Legislature Poised to Roll Back Unemployment Reforms
February 2006
As state legislators race toward their scheduled March 9th adjournment, a last-minute effort is underway to roll back important cost-saving reforms in the state's unemployment insurance program. The roll-back would leave the state unprepared for a future spike in the jobless rate, and would likely mean new taxes for Washington businesses.
A few years ago, Boeing's decision to move its headquarters out of state set off a scramble among lawmakers to improve Washington's sluggish business climate. One of the most important reforms corrected the formula for calculating a workers' benefits. The reform provided for benefits based on a worker's earnings averaged over four quarters of work, instead of two. That results in a more accurate measure of benefits for employees who work only part of the year, and fairer treatment for employees who worked the full year.
Another important reform fixed the "liberal construction" clause in state law, which had slanted the burden of proof unfairly against an employer in legal disputes with labor. Ending the mandatory "liberal" reading of state labor law re-established a level playing field, so now both sides can get a fair hearing in court.
The push now underway in Olympia would repeal both of these important reforms, which in turn would stifle new jobs and move our state in exactly the wrong direction. Washington's tax-based unemployment system already imposes the highest per-employee cost in the nation. Employers in Washington pay taxes on the first $30,500 of salary for each worker. Other states are able to fund their unemployment plans by taxing just the first $7,000 to $10,000 of workers' salaries. Also, Washington's maximum weekly unemployment benefit payout, at a generous $496 a week, is nearly the highest in the country.

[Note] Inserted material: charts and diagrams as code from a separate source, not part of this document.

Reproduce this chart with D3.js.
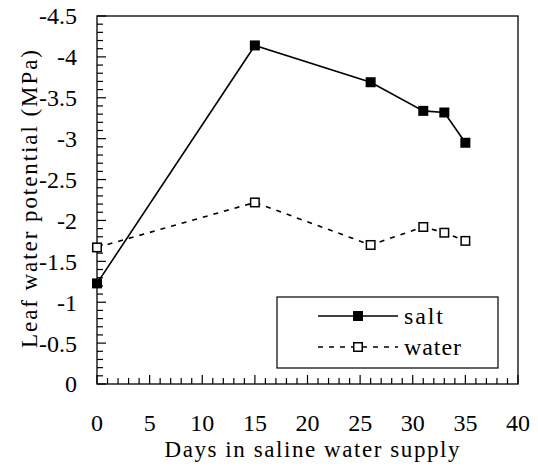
<!DOCTYPE html>
<html><head><meta charset="utf-8">
<script src="https://cdn.jsdelivr.net/npm/d3@7/dist/d3.min.js"></script>
<style>
body{margin:0;background:#fff;}
svg{display:block;}
svg text{font-family:"Liberation Serif","Times New Roman",serif;fill:#000;}
</style>
</head><body>
<svg id="c" width="538" height="467"></svg>
<script>
const days = [0, 15, 26, 31, 33, 35];
const salt = [-1.23, -4.14, -3.69, -3.34, -3.32, -2.95];
const water = [-1.67, -2.22, -1.70, -1.92, -1.85, -1.75];
const xTicks = [0, 5, 10, 15, 20, 25, 30, 35, 40];
const yTicks = [0, -0.5, -1, -1.5, -2, -2.5, -3, -3.5, -4, -4.5];
const seriesNames = ["salt", "water"];

const svg = d3.select("#c");
const L = 97, R = 518, T = 16, B = 384;
const FAM = "Liberation Serif";
const xs = d3.scaleLinear().domain([0, 40]).range([L, R]);
const ys = d3.scaleLinear().domain([0, -4.5]).range([B, T]);

function txt(sel, size) {
  return sel.attr("font-family", FAM).attr("font-size", size)
    .style("font-family", FAM).style("font-size", size + "px");
}

svg.append("rect").attr("x", L).attr("y", T).attr("width", R - L).attr("height", B - T)
  .attr("fill", "none").attr("stroke", "#000").attr("stroke-width", 1.3);

const yMinor = d3.range(0, 46).map(i => -i / 10);
svg.append("g").selectAll("line").data(yMinor).join("line")
  .attr("x1", L).attr("x2", (d, i) => L + (i % 5 === 0 ? 9 : 6))
  .attr("y1", d => ys(d)).attr("y2", d => ys(d))
  .attr("stroke", "#000").attr("stroke-width", 1.2);
const xMinor = d3.range(0, 41);
svg.append("g").selectAll("line").data(xMinor).join("line")
  .attr("x1", d => xs(d)).attr("x2", d => xs(d))
  .attr("y1", B).attr("y2", d => B - (d % 5 === 0 ? 9 : 6))
  .attr("stroke", "#000").attr("stroke-width", 1.2);

txt(svg.append("g").selectAll("text").data(yTicks).join("text")
  .attr("x", 77).attr("y", d => ys(d)).attr("dy", "0.35em")
  .attr("text-anchor", "end"), 24)
  .text(d => String(d));
txt(svg.append("g").selectAll("text").data(xTicks).join("text")
  .attr("x", d => xs(d)).attr("y", 431)
  .attr("text-anchor", "middle"), 24)
  .text(d => d);

txt(svg.append("text").attr("x", 312).attr("y", 457).attr("text-anchor", "middle"), 23)
  .attr("textLength", 295).attr("lengthAdjust", "spacing")
  .text("Days in saline water supply");
txt(svg.append("text").attr("transform", "translate(37,199) rotate(-90)").attr("text-anchor", "middle"), 23)
  .attr("textLength", 298).attr("lengthAdjust", "spacing")
  .text("Leaf water potential (MPa)");

const line = d3.line().x(d => xs(d[0])).y(d => ys(d[1]));
const sData = days.map((d, i) => [d, salt[i]]);
const wData = days.map((d, i) => [d, water[i]]);

svg.append("path").datum(wData).attr("d", line).attr("fill", "none")
  .attr("stroke", "#000").attr("stroke-width", 1.6).attr("stroke-dasharray", "5,6");
svg.append("path").datum(sData).attr("d", line).attr("fill", "none")
  .attr("stroke", "#000").attr("stroke-width", 1.6);

const S = 10;
svg.append("g").selectAll("rect").data(wData).join("rect")
  .attr("x", d => xs(d[0]) - S / 2 + 0.75).attr("y", d => ys(d[1]) - S / 2 + 0.75)
  .attr("width", S - 1.5).attr("height", S - 1.5)
  .attr("fill", "#fff").attr("stroke", "#000").attr("stroke-width", 1.5);
svg.append("g").selectAll("rect").data(sData).join("rect")
  .attr("x", d => xs(d[0]) - S / 2).attr("y", d => ys(d[1]) - S / 2)
  .attr("width", S).attr("height", S).attr("fill", "#000");

const lg = svg.append("g");
lg.append("rect").attr("x", 277).attr("y", 297).attr("width", 221).attr("height", 71)
  .attr("fill", "#fff").attr("stroke", "#000").attr("stroke-width", 1.2);
const rows = [316, 347];
const legLen = [39, 57];
seriesNames.forEach((name, i) => {
  const yy = rows[i];
  lg.append("line").attr("x1", 318).attr("x2", 398).attr("y1", yy).attr("y2", yy)
    .attr("stroke", "#000").attr("stroke-width", 1.6)
    .attr("stroke-dasharray", i === 1 ? "5,6" : null);
  if (i === 0) {
    lg.append("rect").attr("x", 353).attr("y", yy - 5).attr("width", 10).attr("height", 10).attr("fill", "#000");
  } else {
    lg.append("rect").attr("x", 353.75).attr("y", yy - 4.25).attr("width", 8.5).attr("height", 8.5)
      .attr("fill", "#fff").attr("stroke", "#000").attr("stroke-width", 1.5);
  }
  txt(lg.append("text").attr("x", 404).attr("y", yy).attr("dy", "0.32em"), 24)
    .attr("textLength", legLen[i]).attr("lengthAdjust", "spacing").text(name);
});
</script>
</body></html>
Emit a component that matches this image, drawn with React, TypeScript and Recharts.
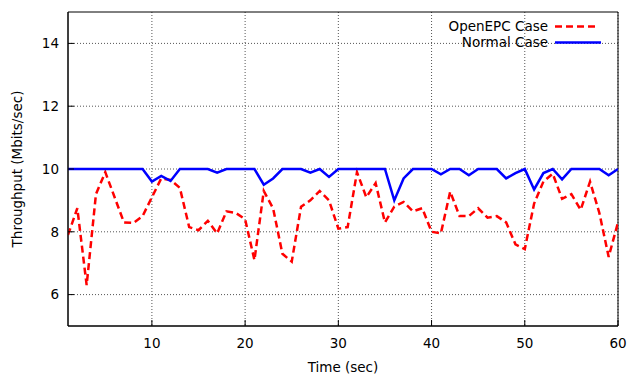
import React from 'react';
import {
  LineChart,
  Line,
  XAxis,
  YAxis,
  CartesianGrid,
  Legend,
  ReferenceArea,
} from 'recharts';

const times = [
  1, 2, 3, 4, 5, 6, 7, 8, 9, 10,
  11, 12, 13, 14, 15, 16, 17, 18, 19, 20,
  21, 22, 23, 24, 25, 26, 27, 28, 29, 30,
  31, 32, 33, 34, 35, 36, 37, 38, 39, 40,
  41, 42, 43, 44, 45, 46, 47, 48, 49, 50,
  51, 52, 53, 54, 55, 56, 57, 58, 59, 60,
];

const openEpc = [
  7.9, 8.75, 6.3, 9.2, 9.9, 9.1, 8.3, 8.28, 8.5, 9.1,
  9.7, 9.65, 9.4, 8.15, 8.05, 8.35, 7.95, 8.65, 8.6, 8.4,
  7.1, 9.3, 8.75, 7.3, 7.05, 8.8, 9.0, 9.3, 9.0, 8.1,
  8.15, 9.9, 9.1, 9.55, 8.3, 8.8, 8.95, 8.65, 8.75, 8.0,
  7.95, 9.28, 8.5, 8.5, 8.75, 8.45, 8.5, 8.3, 7.6, 7.45,
  8.9, 9.6, 9.85, 9.05, 9.2, 8.7, 9.6, 8.6, 7.2, 8.3,
];

const normal = [
  10, 10, 10, 10, 10, 10, 10, 10, 10, 9.6,
  9.78, 9.62, 10, 10, 10, 10, 9.88, 10, 10, 10,
  10, 9.5, 9.7, 10, 10, 10, 9.88, 10, 9.75, 10,
  10, 10, 10, 10, 10, 9.0, 9.7, 10, 10, 10,
  9.83, 10, 10, 9.8, 10, 10, 10, 9.7, 9.87, 10,
  9.35, 9.87, 10, 9.67, 10, 10, 10, 10, 9.8, 10,
];

const xTicks = [10, 20, 30, 40, 50, 60];
const yTicks = [6, 8, 10, 12, 14];

const seriesNames = ['OpenEPC Case', 'Normal Case'];

const data = times.map((t, i) => ({ t, openEpc: openEpc[i], normal: normal[i] }));

const FONT = 'DejaVu Sans';
const FS = 13.5;

const LegendBox = () => (
  <svg width={240} height={40} style={{ display: 'block' }}>
    <text x={168} y={16} textAnchor="end" fontFamily={FONT} fontSize={FS} fill="#000">
      {seriesNames[0]}
    </text>
    <line x1={175} x2={219} y1={11.5} y2={11.5} stroke="#ff0000" strokeWidth={2.5} strokeDasharray="7 4" />
    <text x={168} y={32} textAnchor="end" fontFamily={FONT} fontSize={FS} fill="#000">
      {seriesNames[1]}
    </text>
    <line x1={175} x2={221} y1={27.5} y2={27.5} stroke="#0000ff" strokeWidth={2.5} />
  </svg>
);

const emptyTick = () => <g />;

export default function App() {
  return (
    <div style={{ position: 'absolute', left: 0, top: 0, width: 628, height: 376, background: '#fff', fontFamily: FONT }}>
      <LineChart
        width={628}
        height={376}
        data={data}
        margin={{ top: 12, right: 10, bottom: 0, left: 0 }}
      >
        <CartesianGrid
          stroke="#555"
          strokeDasharray="1 2"
          strokeWidth={1}
          horizontalValues={yTicks}
          verticalValues={xTicks}
        />
        <XAxis
          dataKey="t"
          type="number"
          domain={[1, 60]}
          ticks={xTicks}
          height={50}
          tickSize={-6}
          tickMargin={18}
          tickLine={{ stroke: '#000' }}
          axisLine={{ stroke: '#000' }}
          tick={{ fill: '#000', fontSize: FS, fontFamily: FONT }}
          allowDataOverflow
          label={{ value: 'Time (sec)', position: 'insideBottom', offset: 4, fill: '#000', fontSize: FS, fontFamily: FONT }}
        />
        <XAxis
          xAxisId="top"
          orientation="top"
          type="number"
          domain={[1, 60]}
          ticks={xTicks}
          height={0}
          tickSize={-6}
          tickLine={{ stroke: '#000' }}
          axisLine={false}
          tick={emptyTick}
        />
        <YAxis
          type="number"
          domain={[5, 15]}
          ticks={yTicks}
          width={68}
          tickSize={-6}
          tickMargin={15}
          tickLine={{ stroke: '#000' }}
          axisLine={{ stroke: '#000' }}
          tick={{ fill: '#000', fontSize: FS, fontFamily: FONT }}
          allowDataOverflow
          label={{ value: 'Throughput (Mbits/sec)', angle: -90, position: 'insideLeft', offset: 17, fill: '#000', fontSize: FS, fontFamily: FONT, style: { textAnchor: 'middle' } }}
        />
        <YAxis
          yAxisId="right"
          orientation="right"
          type="number"
          domain={[5, 15]}
          ticks={yTicks}
          width={0}
          tickSize={-6}
          tickLine={{ stroke: '#000' }}
          axisLine={false}
          tick={emptyTick}
        />
        <ReferenceArea x1={1} x2={60} y1={5} y2={15} fill="none" stroke="#000" strokeWidth={1} ifOverflow="visible" />
        <Legend
          layout="horizontal"
          verticalAlign="middle"
          align="center"
          content={LegendBox}
          wrapperStyle={{ position: 'absolute', left: 380, top: 15, width: 240, height: 40 }}
        />
        <Line
          type="linear"
          dataKey="openEpc"
          name={seriesNames[0]}
          stroke="#ff0000"
          strokeWidth={2.5}
          strokeDasharray="7 4"
          dot={false}
          isAnimationActive={false}
        />
        <Line
          type="linear"
          dataKey="normal"
          name={seriesNames[1]}
          stroke="#0000ff"
          strokeWidth={2.5}
          dot={false}
          isAnimationActive={false}
        />
      </LineChart>
    </div>
  );
}
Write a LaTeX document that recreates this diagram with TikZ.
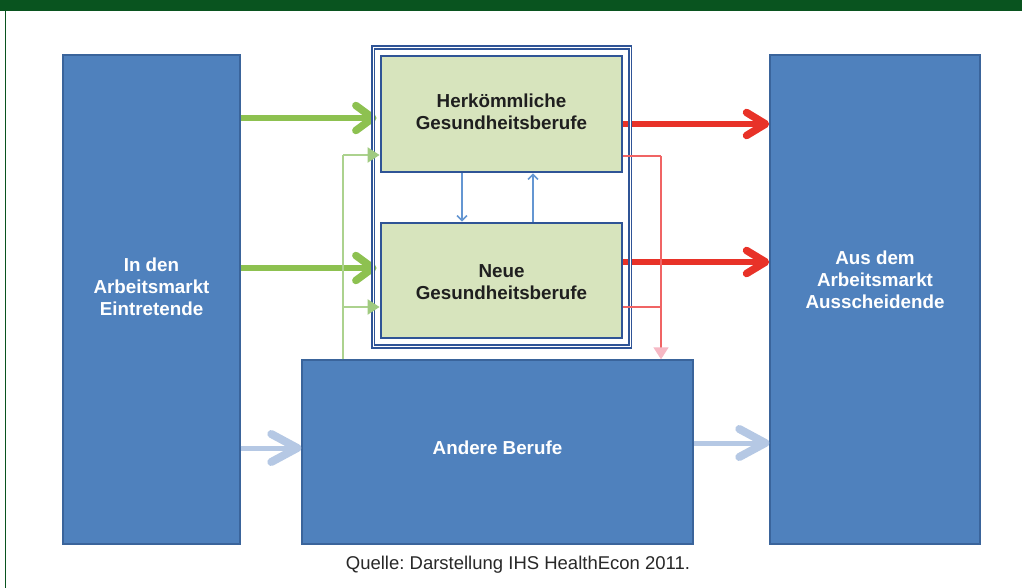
\documentclass[tikz,border=0pt]{standalone}
\usepackage{fontspec}
\setmainfont{Liberation Sans}
\usetikzlibrary{arrows.meta}
\definecolor{barg}{RGB}{9,84,31}
\definecolor{boxblue}{RGB}{79,129,189}
\definecolor{boxedge}{RGB}{58,100,155}
\definecolor{frameblue}{RGB}{47,84,150}
\definecolor{greenfill}{RGB}{215,228,189}
\definecolor{thickgreen}{RGB}{141,193,80}
\definecolor{thingreen}{RGB}{172,210,142}
\definecolor{greentip}{RGB}{160,202,128}
\definecolor{thickred}{RGB}{232,50,40}
\definecolor{thinred}{RGB}{240,100,100}
\definecolor{pinktip}{RGB}{246,184,196}
\definecolor{lightblue}{RGB}{181,200,228}
\definecolor{thinblue}{RGB}{100,150,210}
\definecolor{captiongray}{RGB}{40,40,40}
\begin{document}
\frenchspacing
\begin{tikzpicture}[x=1pt,y=-1pt,
  bluebox/.style={draw=boxedge,line width=1.4pt,fill=boxblue,inner sep=0pt},
  greenbox/.style={draw=frameblue,line width=2.8pt,fill=greenfill,inner sep=0pt,minimum width=241pt},
  whitetext/.style={text=white,align=center,inner sep=0pt,font=\bfseries\fontsize{18.8}{22}\selectfont},
  darktext/.style={text=black!88,align=center,inner sep=0pt,font=\bfseries\fontsize{18.8}{22}\selectfont},
  greenarrow/.style={thickgreen,line width=6pt,-{Straight Barb[length=17pt,width=25pt,line width=7.5pt,round]}},
  redarrow/.style={thickred,line width=6pt,-{Straight Barb[length=19pt,width=23pt,line width=7.5pt,round]}},
  lbluearrow/.style={lightblue,line width=5pt,-{Straight Barb[length=26pt,width=28pt,line width=8pt,round]}},
  thingreenline/.style={thingreen,line width=2pt},
  thingreenarrow/.style={thingreen,line width=2pt,-{Triangle[length=12pt,width=15pt,color=greentip,fill=greentip]}},
  thinredline/.style={thinred,line width=1.5pt},
  thinredarrow/.style={thinred,line width=1.5pt,-{Triangle[length=12pt,width=15pt,color=pinktip,fill=pinktip]}},
  thinbluearrow/.style={thinblue,line width=1.5pt,-{Straight Barb[length=5pt,width=10pt,line width=1.5pt]}},
  framebox/.style={draw=frameblue,line width=1.8pt,double=white,double distance=1pt,inner sep=0pt}
]
\useasboundingbox (0,0) rectangle (1022,588);
\fill[white] (0,0) rectangle (1022,588);
\fill[barg] (0,0) rectangle (1022,11.5);
\draw[barg,line width=1.5pt] (5.5,11) -- (5.5,588);

% boxes
\node[bluebox,minimum width=177pt,minimum height=489pt] (left) at (151.5,299.5) {};
\node[bluebox,minimum width=210pt,minimum height=489pt] (right) at (875,299.5) {};
\node[bluebox,minimum width=391pt,minimum height=184pt] (andere) at (497.5,452) {};
\node[greenbox,minimum height=116pt] (herk) at (501.5,114) {};
\node[greenbox,minimum height=115pt] (neue) at (501.5,280.5) {};

% texts
\node[whitetext] (lefttext) at (151.5,287) {In den\\Arbeitsmarkt\\Eintretende};
\node[whitetext] (righttext) at (875,280) {Aus dem\\Arbeitsmarkt\\Ausscheidende};
\node[whitetext] (anderetext) at (497.5,447.3) {Andere Berufe};
\node[darktext] (herktext) at (501.5,111.3) {Herkömmliche\\Gesundheitsberufe};
\node[darktext] (neuetext) at (501.5,281.7) {Neue\\Gesundheitsberufe};

% thin blue arrows
\coordinate (bdown) at (462,200);
\coordinate (bup) at (533,200);
\draw[thinbluearrow] (herk.south -| bdown) -- (neue.north -| bdown);
\draw[thinbluearrow] (neue.north -| bup) -- (herk.south -| bup);

% thick arrows
\coordinate (g1) at (0,118);
\coordinate (g2) at (0,268);
\coordinate (r1) at (0,124);
\coordinate (r2) at (0,262);
\coordinate (lb1) at (0,448);
\coordinate (lb2) at (0,443);
\draw[greenarrow] (left.east |- g1) -- ([xshift=-3pt]herk.west |- g1);
\draw[greenarrow] (left.east |- g2) -- ([xshift=-3pt]neue.west |- g2);
\draw[redarrow] (herk.east |- r1) -- (right.west |- r1);
\draw[redarrow] (neue.east |- r2) -- (right.west |- r2);
\draw[lbluearrow] (left.east |- lb1) -- (andere.west |- lb1);
\draw[lbluearrow] (andere.east |- lb2) -- (right.west |- lb2);

% frame
\node[framebox,minimum width=257pt,minimum height=299pt] (frame) at (501.5,197) {};

% thin green lines
\coordinate (gtop) at (343,155);
\coordinate (gmid) at (343,307);
\draw[thingreenline] (andere.north -| gtop) -- (gtop);
\draw[thingreenarrow] (gtop) -- (herk.west |- gtop);
\draw[thingreenarrow] (gmid) -- (neue.west |- gmid);

% thin red lines
\coordinate (rtop) at (661,156);
\coordinate (rmid) at (661,307);
\draw[thinredline] (herk.east |- rtop) -- (rtop);
\draw[thinredline] (neue.east |- rmid) -- (rmid);
\draw[thinredarrow] (rtop) -- (andere.north -| rtop);

% caption
\node[anchor=base,text=captiongray,inner sep=0pt,font=\fontsize{18.5}{20}\selectfont] (caption) at (518,569) {Quelle: Darstellung IHS HealthEcon 2011.};
\end{tikzpicture}
\end{document}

Naturally, these state-imposed costs are passed directly on to consumers in the form of higher prices and a costlier standard of living. It also often knocks Washington out of the running as business leaders across the country look for good places to expand or start up a new enterprise. Similarly, Washington-based companies find it harder to expand and add new jobs.
Employers are certainly not opposed to employees who collect unemployment checks - they know workers need temporary help as they transition to new jobs. Employers also know unemployment benefits help keep skilled workers available, so they can be quickly rehired once business picks up again.
What employers are frustrated with is the startling inefficiency of the state-run system itself. Unemployment taxes cost more here than in just about any other state, and many employers are stunned that some lawmakers want to make the situation worse by re-instating the damaging policies of the past.
Last November, Washington Policy Center hosted two Small Business Conferences, one in Eastern Washington and one in the Puget Sound area. Over 400 small business owners and policymakers attended the two events. In a series of lively discussion sessions, participants developed practical ideas for improving the state's business climate. Small business owners uniformly pointed to the need to ease taxes on employment as the best way to stimulate job creation. Retaining and improving on current unemployment reforms was one of their top recommendations. (The full report on the conferences, "Reviving Washington's Small Business Climate," is available free by contacting the Washington Policy Center.)
Whether an enterprise has one employee or a workforce of thousands, business owners know that making it in a tough competitive environment is hard enough without the state adding artificial barriers. Even with recent reforms, unemployment taxes are a major cost-driver for employers. Our elected leaders should help businesses succeed, not turn back the clock to the days when companies like Boeing found Washington's business climate less than welcoming.